— begin INPUT —

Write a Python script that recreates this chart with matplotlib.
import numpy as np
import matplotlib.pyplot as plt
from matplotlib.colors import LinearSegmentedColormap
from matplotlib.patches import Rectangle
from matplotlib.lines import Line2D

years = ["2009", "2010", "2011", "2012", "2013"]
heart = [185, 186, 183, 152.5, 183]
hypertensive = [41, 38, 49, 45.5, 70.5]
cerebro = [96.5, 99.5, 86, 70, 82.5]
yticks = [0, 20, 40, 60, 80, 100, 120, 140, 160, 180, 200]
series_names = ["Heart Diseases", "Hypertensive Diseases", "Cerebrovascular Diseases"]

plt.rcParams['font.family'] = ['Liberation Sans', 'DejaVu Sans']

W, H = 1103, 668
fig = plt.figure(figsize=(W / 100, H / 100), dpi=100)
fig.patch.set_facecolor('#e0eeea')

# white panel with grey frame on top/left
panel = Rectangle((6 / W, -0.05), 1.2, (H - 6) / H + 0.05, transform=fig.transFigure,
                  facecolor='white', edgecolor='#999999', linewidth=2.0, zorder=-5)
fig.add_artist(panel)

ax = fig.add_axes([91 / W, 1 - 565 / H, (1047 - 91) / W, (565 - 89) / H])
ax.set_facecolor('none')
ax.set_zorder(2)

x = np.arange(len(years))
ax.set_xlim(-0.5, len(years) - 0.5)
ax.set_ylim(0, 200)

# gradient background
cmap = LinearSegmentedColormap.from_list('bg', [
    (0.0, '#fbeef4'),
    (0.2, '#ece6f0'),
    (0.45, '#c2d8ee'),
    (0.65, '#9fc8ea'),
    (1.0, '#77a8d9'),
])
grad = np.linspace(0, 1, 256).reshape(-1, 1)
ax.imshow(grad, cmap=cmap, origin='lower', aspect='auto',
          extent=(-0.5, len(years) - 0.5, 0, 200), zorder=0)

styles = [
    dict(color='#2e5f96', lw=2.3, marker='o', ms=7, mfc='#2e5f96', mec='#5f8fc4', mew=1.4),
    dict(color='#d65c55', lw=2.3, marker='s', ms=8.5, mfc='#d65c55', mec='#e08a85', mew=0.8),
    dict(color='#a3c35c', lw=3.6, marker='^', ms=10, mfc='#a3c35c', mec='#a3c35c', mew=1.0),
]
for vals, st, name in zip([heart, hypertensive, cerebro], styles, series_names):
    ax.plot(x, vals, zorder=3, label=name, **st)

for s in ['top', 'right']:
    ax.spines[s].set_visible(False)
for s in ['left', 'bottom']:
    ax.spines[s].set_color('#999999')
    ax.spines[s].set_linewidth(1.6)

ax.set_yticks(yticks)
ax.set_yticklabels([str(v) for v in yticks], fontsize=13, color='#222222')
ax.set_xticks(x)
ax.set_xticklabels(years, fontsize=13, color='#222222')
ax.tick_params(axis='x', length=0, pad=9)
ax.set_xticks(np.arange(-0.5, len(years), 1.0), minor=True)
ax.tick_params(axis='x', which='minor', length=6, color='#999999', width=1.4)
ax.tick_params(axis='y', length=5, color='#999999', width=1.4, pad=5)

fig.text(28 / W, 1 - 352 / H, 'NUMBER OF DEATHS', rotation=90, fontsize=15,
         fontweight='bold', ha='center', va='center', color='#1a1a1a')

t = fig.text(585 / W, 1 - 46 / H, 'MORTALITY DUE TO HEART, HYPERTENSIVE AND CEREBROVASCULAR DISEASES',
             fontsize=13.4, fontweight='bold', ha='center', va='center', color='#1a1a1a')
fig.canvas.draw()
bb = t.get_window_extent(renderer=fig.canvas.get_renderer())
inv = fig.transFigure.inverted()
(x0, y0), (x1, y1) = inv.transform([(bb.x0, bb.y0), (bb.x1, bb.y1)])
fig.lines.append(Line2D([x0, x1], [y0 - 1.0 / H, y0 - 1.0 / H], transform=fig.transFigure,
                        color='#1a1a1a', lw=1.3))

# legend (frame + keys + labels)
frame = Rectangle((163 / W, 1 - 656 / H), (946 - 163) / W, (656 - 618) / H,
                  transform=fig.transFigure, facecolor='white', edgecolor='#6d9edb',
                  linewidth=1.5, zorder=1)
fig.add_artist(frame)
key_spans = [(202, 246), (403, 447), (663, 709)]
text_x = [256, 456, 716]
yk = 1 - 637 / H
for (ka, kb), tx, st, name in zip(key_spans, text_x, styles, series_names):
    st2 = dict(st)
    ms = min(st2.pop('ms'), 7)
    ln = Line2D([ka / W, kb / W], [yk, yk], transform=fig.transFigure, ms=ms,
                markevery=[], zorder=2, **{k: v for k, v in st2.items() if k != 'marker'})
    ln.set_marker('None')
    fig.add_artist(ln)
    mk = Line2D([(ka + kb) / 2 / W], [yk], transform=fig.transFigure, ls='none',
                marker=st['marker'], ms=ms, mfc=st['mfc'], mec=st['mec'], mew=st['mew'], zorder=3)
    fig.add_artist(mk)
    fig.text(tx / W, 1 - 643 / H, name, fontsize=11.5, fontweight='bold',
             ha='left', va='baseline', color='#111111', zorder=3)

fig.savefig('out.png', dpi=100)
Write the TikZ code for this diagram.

— end INPUT —

### WHAT TO PRODUCE
Copy the lines from the entries above in which the word "matplotlib" appears.

### FINAL ANSWER
Write a Python script that recreates this chart with matplotlib.
import matplotlib.pyplot as plt
from matplotlib.colors import LinearSegmentedColormap
from matplotlib.patches import Rectangle
from matplotlib.lines import Line2D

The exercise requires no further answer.